Internet blogs are killing newspapers and stealing from them and full of blowhards who don't know what they're talking about, so where does the Washington Post look for it's next "great pundit"? The internet.
The Post has launched a reality-show-style contest seeking out a columnist for the paper to anoint as "America's Next Great Pundit," because "pundit" no longer means "person who expounds from knowledge and experience" but instead means "category of celebrity, like glorified hooker or bug-eater."
Here's your chance to put your opinions to the test — and win the opportunity to write a weekly column and a launching pad for your opinionating career!
Start making your case.
Use the entry form to send us a short opinion essay (400 words or less) pegged to a topic in the news and an additional paragraph (100 words or less) on yourself and why you should win. Entries will be judged on the basis of style, intelligence and freshness of argument, but not on whether Post editors agree or disagree with your point of view. Entry deadline: Oct. 21, 2009 at 11:59 p.m. ET.
Then get ready for the great debate.
Beginning on or about Oct. 30, ten prospective pundits will get to compete for the title of America's Next Great Pundit, facing off in challenges that test the skills a modern pundit must possess. They'll have to write on deadline, hold their own on video and field questions from Post readers. (Contestants won't have to quit their day jobs, but they should be prepared to put in about eight hours a week for three weeks.) After each round, a panel of Post personalities will offer kudos and catcalls, and reader votes will help to determine who gets another chance at a byline and who has to shut down their laptop.
Eyes on the prize.
The ultimate winner will get the opportunity to write a weekly column that may appear in the print and/or online editions of The Washington Post, paid at a rate of $200 per column, for a total of 13 weeks and $2,600. Our Opinions lineup includes a dozen Pulitzer Prize winners, regulars on the national political talk shows and some of the most influential players inside the Beltway. We'll set our promising pundit on a path to become the next byline in demand, the talking head every show wants to book, the voice that helps the country figure out what's really going on.

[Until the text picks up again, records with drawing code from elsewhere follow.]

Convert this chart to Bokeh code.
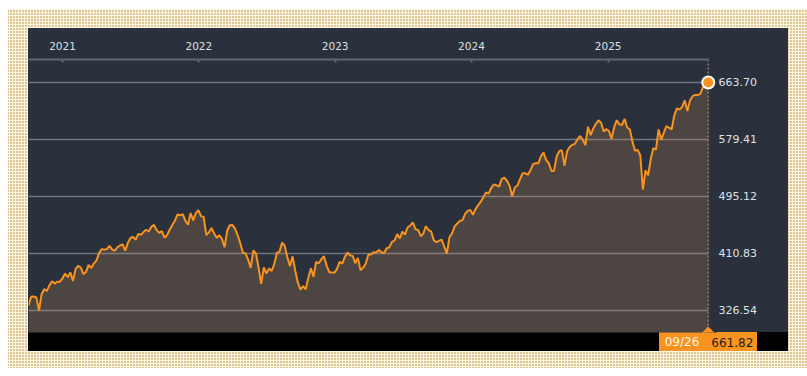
import numpy as np
import pandas as pd
from bokeh.plotting import figure
from bokeh.models import (Range1d, FixedTicker, DatetimeTickFormatter, PrintfTickFormatter,
                          Span, BoxAnnotation, Label, ColumnDataSource)
from bokeh.embed import file_html
from bokeh.resources import INLINE

# ---------------- data (weekly closes) ----------------
END_DATE = "2025-09-26"
prices_2020 = [333.8, 346.8, 347.3, 345.8, 326.5, 350.2, 358.1, 355.3, 363.7, 369.9,
               366.3, 369.2, 369.0, 373.9]
prices_2021 = [381.3, 375.7, 382.9, 370.1, 387.7, 392.6, 390.0, 380.4, 383.6, 394.1,
               389.5, 396.0, 400.6, 411.5, 417.3, 416.7, 417.3, 422.1, 416.6, 414.9,
               420.0, 422.6, 424.3, 414.9, 426.6, 433.7, 435.5, 431.3, 439.9, 438.5,
               442.5, 445.9, 443.4, 450.3, 453.1, 445.4, 441.4, 443.9, 434.2, 437.9,
               446.0, 453.1, 459.3, 468.5, 467.3, 468.9, 459.0, 453.4, 470.7, 459.9,
               470.6, 475.0]
prices_2022 = [466.1, 464.7, 438.0, 442.0, 448.7, 440.5, 434.2, 437.8, 432.2, 420.1,
               444.5, 452.7, 452.9, 447.6, 437.8, 426.0, 412.0, 411.3, 401.7, 389.6,
               415.3, 410.5, 389.8, 365.9, 390.1, 381.2, 388.7, 385.1, 395.1, 412.0,
               413.5, 427.1, 422.1, 405.3, 392.2, 406.6, 385.6, 368.0, 357.2, 362.8,
               357.6, 374.3, 389.0, 376.4, 398.5, 396.0, 402.3, 406.9, 393.3, 383.3,
               382.9, 382.4]
prices_2023 = [388.1, 398.5, 395.9, 405.7, 412.4, 408.0, 407.3, 396.4, 404.2, 385.9,
               390.0, 395.8, 409.4, 409.2, 412.5, 412.2, 415.9, 412.6, 411.6, 418.6,
               420.0, 427.9, 429.9, 439.5, 433.2, 443.3, 438.6, 449.3, 452.2, 456.9,
               446.8, 445.7, 436.5, 440.0, 451.2, 445.5, 443.4, 430.4, 427.5, 429.5,
               431.5, 421.2, 410.7, 434.7, 440.6, 450.8, 455.3, 459.1, 460.2, 469.3,
               473.7, 475.3]
prices_2024 = [467.9, 476.7, 482.4, 487.4, 494.4, 501.2, 499.5, 507.9, 512.9, 511.7,
               509.8, 521.2, 523.1, 518.4, 510.9, 495.2, 508.3, 511.3, 520.8, 529.5,
               529.4, 527.4, 534.0, 542.8, 544.5, 544.2, 554.6, 560.0, 549.0, 544.4,
               532.9, 533.0, 554.3, 562.1, 563.7, 540.4, 562.0, 568.3, 571.5, 573.0,
               579.6, 584.6, 579.0, 571.0, 598.2, 585.8, 595.5, 602.6, 607.8, 604.3,
               591.2, 595.0]
prices_2025 = [592.0, 580.5, 597.6, 608.0, 601.8, 600.8, 609.7, 597.2, 594.2, 575.9,
               562.8, 564.0, 555.7, 505.3, 533.9, 526.4, 550.6, 566.8, 564.3, 594.2,
               579.1, 589.4, 599.1, 597.0, 594.3, 614.9, 625.3, 623.6, 627.6, 637.1,
               621.7, 637.2, 643.4, 645.3, 645.1, 647.2, 657.4, 663.7, 661.82]

year_ticks = ["2021-01-01", "2022-01-01", "2023-01-01", "2024-01-01", "2025-01-01"]
price_ticks = [326.54, 410.83, 495.12, 579.41, 663.70]
last_date_label = "09/26"
last_value = 661.82
marker_value = 663.70

# ---------------- build ----------------
prices = prices_2020 + prices_2021 + prices_2022 + prices_2023 + prices_2024 + prices_2025
dates = pd.date_range(end=END_DATE, periods=len(prices), freq="W-FRI")
src = ColumnDataSource(dict(date=dates, price=prices))

ORANGE = "#f7931e"
PANEL = "#2a313c"
ms = lambda d: pd.Timestamp(d).value / 1e6

x_start = dates[0]
x_end = dates[-1] + pd.Timedelta(days=22)
y_lo, y_hi = 294.0, 697.7

p = figure(width=807, height=376, x_axis_type="datetime",
           x_axis_location="above", y_axis_location="right",
           x_range=Range1d(x_start, x_end), y_range=Range1d(y_lo, y_hi),
           min_border_left=28, min_border_right=91, min_border_top=59, min_border_bottom=44,
           toolbar_location=None, output_backend="svg")

p.border_fill_color = None
p.background_fill_color = PANEL
p.outline_line_color = None

bg = ", ".join([
    f"linear-gradient({ORANGE},{ORANGE}) 659px 332px / 98px 19px no-repeat",
    "linear-gradient(#000,#000) 28px 332px / 760px 19px no-repeat",
    f"linear-gradient({PANEL},{PANEL}) 28px 28px / 760px 323px no-repeat",
    "linear-gradient(#fff,#fff) 0 0 / 100% 9px no-repeat",
    "linear-gradient(#fff,#fff) 0 0 / 8px 100% no-repeat",
    "linear-gradient(#fff,#fff) 0 368px / 100% 8px no-repeat",
    "linear-gradient(90deg, #fdf8e6 1px, transparent 1px) 0 0 / 3px 3px",
    "linear-gradient(#fdf8e6 1px, transparent 1px) 0 0 / 3px 3px",
    "#dcc38f",
])
p.styles = {"background": bg}

# top (year) axis
xa = p.xaxis[0]
xa.ticker = FixedTicker(ticks=[ms(t) for t in year_ticks])
xa.formatter = DatetimeTickFormatter(years="%Y", months="%Y", days="%Y", hours="%Y",
                                     minutes="%Y", seconds="%Y", milliseconds="%Y",
                                     microseconds="%Y")
xa.bounds = (ms(dates[0]), ms(dates[-1]))
xa.axis_line_color = "#5f6772"
xa.axis_line_width = 2
xa.major_tick_line_color = "#5f6772"
xa.major_tick_line_width = 2
xa.major_tick_in = 3
xa.major_tick_out = 0
xa.minor_tick_line_color = None
xa.major_label_text_color = "#dde1e5"
xa.major_label_text_font = "DejaVu Sans"
xa.major_label_text_font_size = "10.5px"
xa.major_label_standoff = 10

# right (price) axis
ya = p.yaxis[0]
ya.ticker = FixedTicker(ticks=price_ticks)
ya.formatter = PrintfTickFormatter(format="%.2f")
ya.axis_line_color = None
ya.major_tick_line_color = None
ya.minor_tick_line_color = None
ya.major_tick_in = 0
ya.major_tick_out = 0
ya.minor_tick_in = 0
ya.minor_tick_out = 0
ya.major_label_standoff = 2
ya.major_label_text_color = "#dde1e5"
ya.major_label_text_font = "DejaVu Sans"
ya.major_label_text_font_size = "11px"

p.xgrid.grid_line_color = None
p.ygrid.grid_line_color = "#70767e"
p.ygrid.grid_line_width = 1.5

# mask beyond last date (keeps grid lines ending at the last date)
p.add_layout(BoxAnnotation(left=ms(dates[-1]), fill_color=PANEL, fill_alpha=1,
                           line_color=None, level="underlay"))
p.add_layout(Span(location=ms(dates[-1]), dimension="height", line_color="#8d7f70",
                  line_width=1.5, line_dash="2 2", level="underlay"))

p.varea(x="date", y1=0, y2="price", source=src, fill_color="#f0a060", fill_alpha=0.18)
p.line(x="date", y="price", source=src, line_color=ORANGE, line_width=2)

# pointer triangle on the bottom label
p.scatter(x=[dates[-1]], y=[y_lo], marker="square", angle=np.pi / 4, size=8.5,
          fill_color=ORANGE, line_color=None)
# end marker
p.scatter(x=[dates[-1]], y=[marker_value], size=12, fill_color=ORANGE,
          line_color="white", line_width=2)

# bottom value tag texts (placed in the lower side panel so they are not clipped)
p.add_layout(Label(x=ms(dates[-1]), y=y_lo, x_offset=-9, y_offset=-9.5,
                   text=last_date_label, text_align="right", text_baseline="middle",
                   text_color="#fff4e6", text_font="DejaVu Sans", text_font_size="12px"),
             "below")
p.add_layout(Label(x=ms(dates[-1]), y=y_lo, x_offset=3, y_offset=-9.5,
                   text=f"{last_value:.2f}", text_align="left", text_baseline="middle",
                   text_color="#1e1e1e", text_font="DejaVu Sans", text_font_size="12px"),
             "below")

open("out.html", "w").write(file_html(p, INLINE))
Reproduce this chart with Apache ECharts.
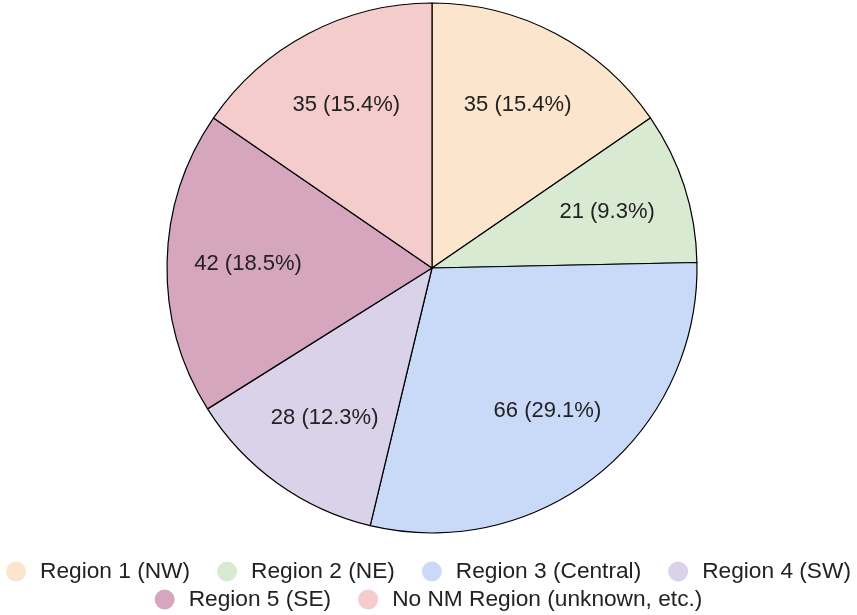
<!DOCTYPE html>
<html>
<head>
<meta charset="utf-8">
<script src="https://cdn.jsdelivr.net/npm/echarts@6/dist/echarts.min.js"></script>
<style>
  html, body { margin: 0; padding: 0; background: #fff; }
  #chart { width: 857px; height: 615px; }
</style>
</head>
<body>
<div id="chart"></div>
<script>
// Responses by region
const categories = ['Region 1 (NW)', 'Region 2 (NE)', 'Region 3 (Central)', 'Region 4 (SW)', 'Region 5 (SE)', 'No NM Region (unknown, etc.)'];
const counts = [35, 21, 66, 28, 42, 35];
const colors = ['#fce5cd', '#d9ead3', '#c9daf8', '#d9d2e9', '#d5a6bd', '#f4cccc'];

const total = counts.reduce((a, b) => a + b, 0);
const pieData = categories.map((name, i) => ({ name, value: counts[i], itemStyle: { color: colors[i] } }));

const center = [432, 268];
const font = '"Liberation Sans", Arial, sans-serif';

// legend split into two centred rows
const legendBase = {
  left: 'center',
  orient: 'horizontal',
  icon: 'circle',
  itemWidth: 20,
  itemHeight: 20,
  itemGap: 27,
  itemStyle: { borderWidth: 0 },
  textStyle: { fontFamily: font, fontSize: 22.7, lineHeight: 22, color: '#222', padding: [0, 0, 0, 9] }
};

const chart = echarts.init(document.getElementById('chart'), null, { renderer: 'canvas' });
chart.setOption({
  animation: false,
  legend: [
    Object.assign({}, legendBase, { top: 555, data: categories.slice(0, 4) }),
    Object.assign({}, legendBase, { top: 583, data: categories.slice(4) })
  ],
  series: [
    {
      type: 'pie',
      center: center,
      radius: [0, 265],
      startAngle: 90,
      clockwise: true,
      data: pieData,
      itemStyle: { borderColor: '#000', borderWidth: 1.2 },
      label: { show: false },
      labelLine: { show: false },
      emphasis: { disabled: true }
    },
    {
      // label ring: places value labels at ~70% of the radius
      type: 'pie',
      center: center,
      radius: [97, 265],
      startAngle: 90,
      clockwise: true,
      silent: true,
      legendHoverLink: false,
      data: pieData.map(d => ({ name: d.name, value: d.value, itemStyle: { color: 'transparent' } })),
      itemStyle: { borderWidth: 0 },
      label: {
        show: true,
        position: 'inside',
        fontFamily: font,
        fontSize: 22,
        color: '#222',
        formatter: p => p.value + ' (' + (p.value / total * 100).toFixed(1) + '%)'
      },
      labelLine: { show: false },
      emphasis: { disabled: true }
    }
  ]
});
</script>
</body>
</html>
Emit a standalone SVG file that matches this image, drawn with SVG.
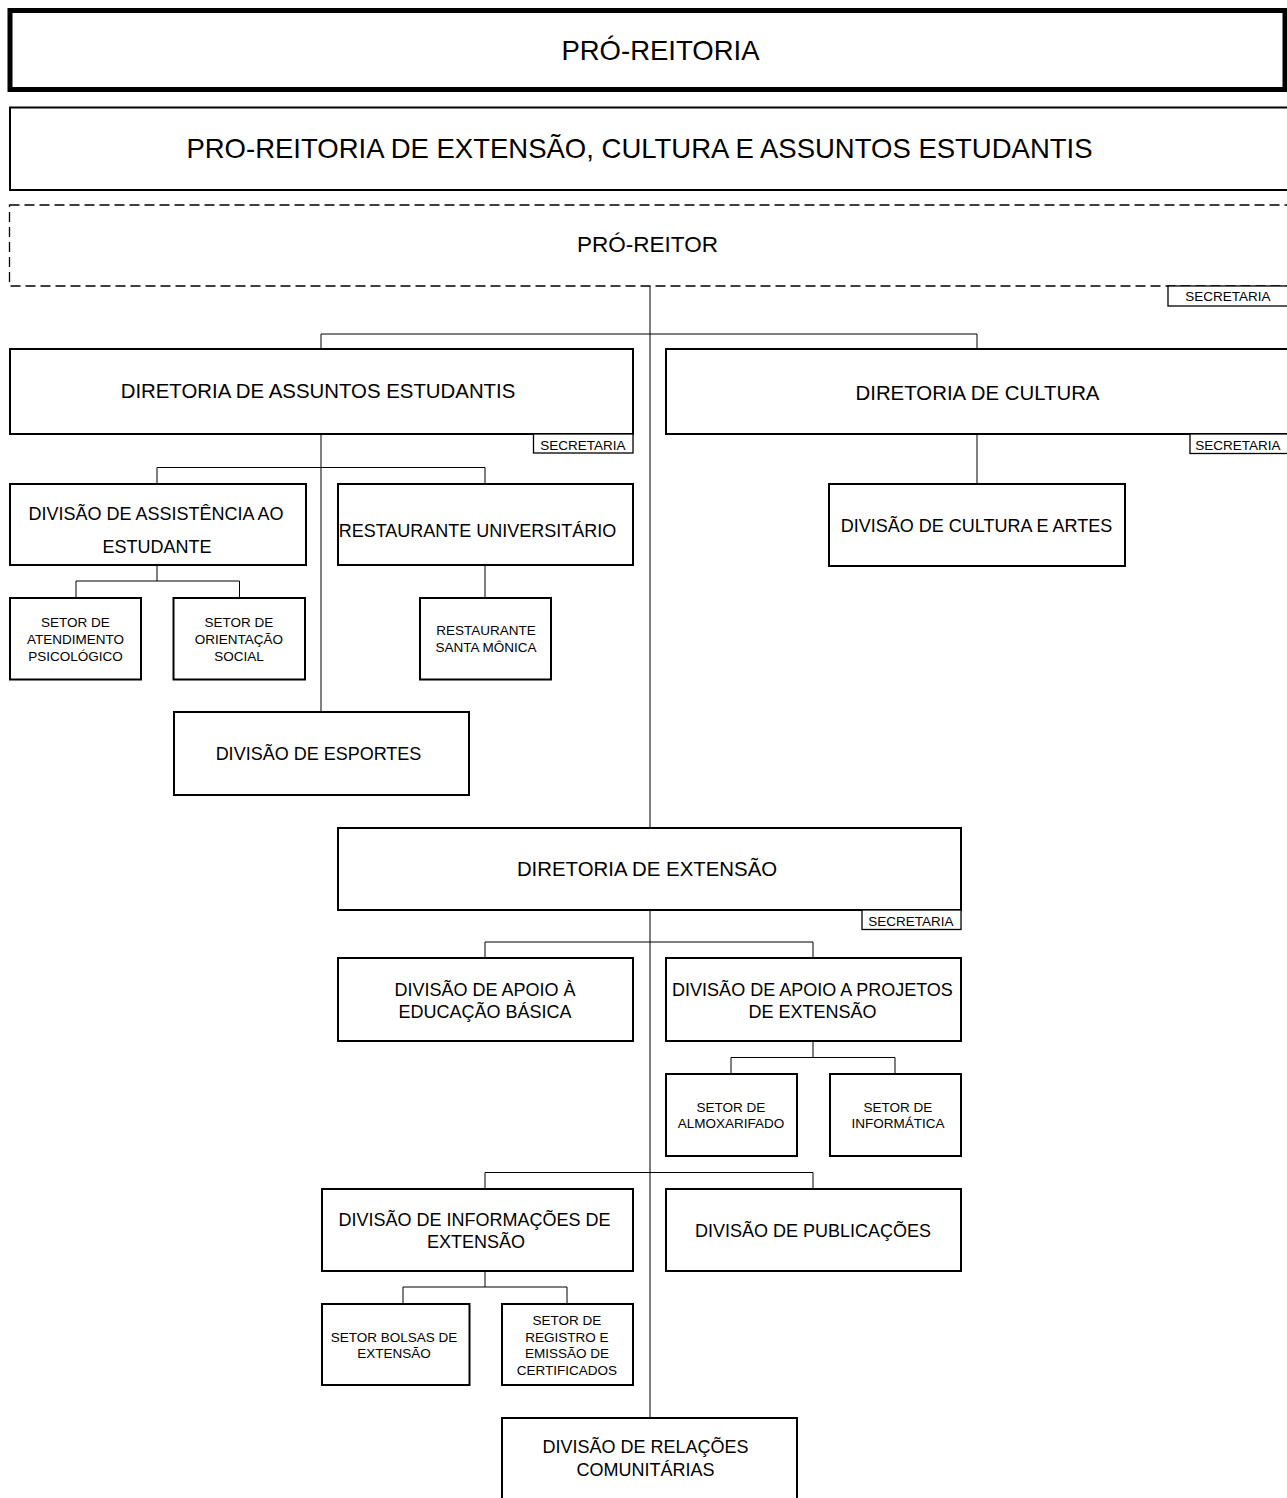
<svg xmlns="http://www.w3.org/2000/svg" width="1287" height="1498" viewBox="0 0 1287 1498">
<style>
rect{fill:#fff;stroke:#000;stroke-width:2}
rect.bg{stroke:none}
.thick{stroke-width:5}
.dash{stroke-width:1.3;stroke-dasharray:10 5}
.sec{stroke-width:1.3}
text{font-family:"Liberation Sans",Arial,sans-serif;fill:#000;text-anchor:middle}
.t1{font-size:27.5px}
.t2{font-size:22.5px}
.t3{font-size:20.4px}
.t4{font-size:18px}
.t5{font-size:13.5px}
.ts{font-size:13.5px}
#connectors path{fill:none;stroke:#000;stroke-width:1}
</style>
<rect class="bg" x="0" y="0" width="1287" height="1498"/>
<g id="connectors">
<path d="M650 286V828M650 910V1418"/>
<path d="M321 349V334H977V349"/>
<path d="M321 434V712"/>
<path d="M157 484V467.5H485V484"/>
<path d="M157 565V581H76V598M157 581H239.5V598"/>
<path d="M485 565V598"/>
<path d="M977 434V484"/>
<path d="M485 958V942H813V958"/>
<path d="M813 1041V1057.5H731V1074M813 1057.5H895V1074"/>
<path d="M485 1189V1172.5H813V1189"/>
<path d="M485 1271V1287H403V1304M485 1287H567V1304"/>
</g>
<g id="n-proreitoria"><rect class="thick" x="10" y="10.5" width="1275" height="79"/><text class="t1" x="660.5" y="60">PRÓ-REITORIA</text></g>
<g id="n-proreitoria-ext"><rect x="10" y="107.5" width="1290" height="82.5"/><text class="t1" x="639.5" y="158">PRO-REITORIA DE EXTENSÃO, CULTURA E ASSUNTOS ESTUDANTIS</text></g>
<g id="n-proreitor"><rect class="dash" x="9.5" y="205" width="1300" height="81"/><text class="t2" x="647.5" y="252">PRÓ-REITOR</text></g>
<g id="n-sec0"><rect class="sec" x="1168" y="286" width="130" height="20"/><text class="ts" x="1228" y="301">SECRETARIA</text></g>
<g id="n-dae"><rect x="10" y="349" width="623" height="85"/><text class="t3" x="318" y="398">DIRETORIA DE ASSUNTOS ESTUDANTIS</text></g>
<g id="n-sec1"><rect class="sec" x="533.5" y="434" width="99.5" height="19"/><text class="ts" x="583" y="449.5">SECRETARIA</text></g>
<g id="n-dc"><rect x="666" y="349" width="640" height="85"/><text class="t3" x="977.5" y="400">DIRETORIA DE CULTURA</text></g>
<g id="n-sec2"><rect class="sec" x="1190" y="434" width="110" height="19.5"/><text class="ts" x="1238" y="449.5">SECRETARIA</text></g>
<g id="n-dae-assist"><rect x="10" y="484" width="296" height="81"/><text class="t4" x="156" y="519.5">DIVISÃO DE ASSISTÊNCIA AO</text><text class="t4" x="157" y="552.5">ESTUDANTE</text></g>
<g id="n-ru"><rect x="338" y="484" width="295" height="81"/><text class="t4" x="477.5" y="536.5">RESTAURANTE UNIVERSITÁRIO</text></g>
<g id="n-cultura-artes"><rect x="829" y="484" width="296" height="82"/><text class="t4" x="976.5" y="531.5">DIVISÃO DE CULTURA E ARTES</text></g>
<g id="n-psico"><rect x="10" y="598" width="131" height="81.5"/><text class="t5" x="75.5" y="627">SETOR DE</text><text class="t5" x="75.5" y="644">ATENDIMENTO</text><text class="t5" x="75.5" y="661">PSICOLÓGICO</text></g>
<g id="n-social"><rect x="173.5" y="598" width="131.5" height="81.5"/><text class="t5" x="239" y="627">SETOR DE</text><text class="t5" x="239" y="644">ORIENTAÇÃO</text><text class="t5" x="239" y="661">SOCIAL</text></g>
<g id="n-santamonica"><rect x="420" y="598" width="131" height="81.5"/><text class="t5" x="486" y="635">RESTAURANTE</text><text class="t5" x="486" y="652">SANTA MÔNICA</text></g>
<g id="n-esportes"><rect x="174" y="712" width="295" height="83"/><text class="t4" x="318.5" y="759.5">DIVISÃO DE ESPORTES</text></g>
<g id="n-de"><rect x="338" y="828" width="623" height="82"/><text class="t3" x="647" y="876">DIRETORIA DE EXTENSÃO</text></g>
<g id="n-sec3"><rect class="sec" x="862" y="910" width="99" height="19.5"/><text class="ts" x="911" y="925.5">SECRETARIA</text></g>
<g id="n-educ"><rect x="338" y="958" width="295" height="83"/><text class="t4" x="485" y="995.5">DIVISÃO DE APOIO À</text><text class="t4" x="485" y="1017.5">EDUCAÇÃO BÁSICA</text></g>
<g id="n-projetos"><rect x="666" y="958" width="295" height="83"/><text class="t4" x="812.5" y="995.5">DIVISÃO DE APOIO A PROJETOS</text><text class="t4" x="812.5" y="1017.5">DE EXTENSÃO</text></g>
<g id="n-almox"><rect x="666" y="1074" width="131" height="82"/><text class="t5" x="731" y="1112">SETOR DE</text><text class="t5" x="731" y="1128">ALMOXARIFADO</text></g>
<g id="n-info"><rect x="830" y="1074" width="131" height="82"/><text class="t5" x="898" y="1112">SETOR DE</text><text class="t5" x="898" y="1128">INFORMÁTICA</text></g>
<g id="n-informacoes"><rect x="322" y="1189" width="311" height="82"/><text class="t4" x="474.5" y="1225.5">DIVISÃO DE INFORMAÇÕES DE</text><text class="t4" x="476" y="1247.5">EXTENSÃO</text></g>
<g id="n-publicacoes"><rect x="666" y="1189" width="295" height="82"/><text class="t4" x="813" y="1236.5">DIVISÃO DE PUBLICAÇÕES</text></g>
<g id="n-bolsas"><rect x="322" y="1304" width="147.5" height="81"/><text class="t5" x="394" y="1342">SETOR BOLSAS DE</text><text class="t5" x="394" y="1358">EXTENSÃO</text></g>
<g id="n-registro"><rect x="502" y="1304" width="131" height="81"/><text class="t5" x="567" y="1325">SETOR DE</text><text class="t5" x="567" y="1342">REGISTRO E</text><text class="t5" x="567" y="1358">EMISSÃO DE</text><text class="t5" x="567" y="1375">CERTIFICADOS</text></g>
<g id="n-relacoes"><rect x="502" y="1418" width="295" height="90"/><text class="t4" x="645.5" y="1452.5">DIVISÃO DE RELAÇÕES</text><text class="t4" x="645.5" y="1475.5">COMUNITÁRIAS</text></g>
</svg>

THE VOICE THAT HELPS THE COUNTRY FIGURE OUT WHAT'S REALLY GOING ON. Somewhere, in America, a sad blog commenter knows WHAT'S REALLY GOING ON. The Post certainly doesn't. But they're going to find that person by way of the internet, test their knowledge of WHAT'S REALLY GOING ON by putting them through challenges to find out if they have the "skills a modern pundit must possess," such as how to make videos of themselves, and then pay them $200 per column to tell us what's REALLY GOING ON. Give these people a bailout. Their continued operation is crucial to the survival of our democracy.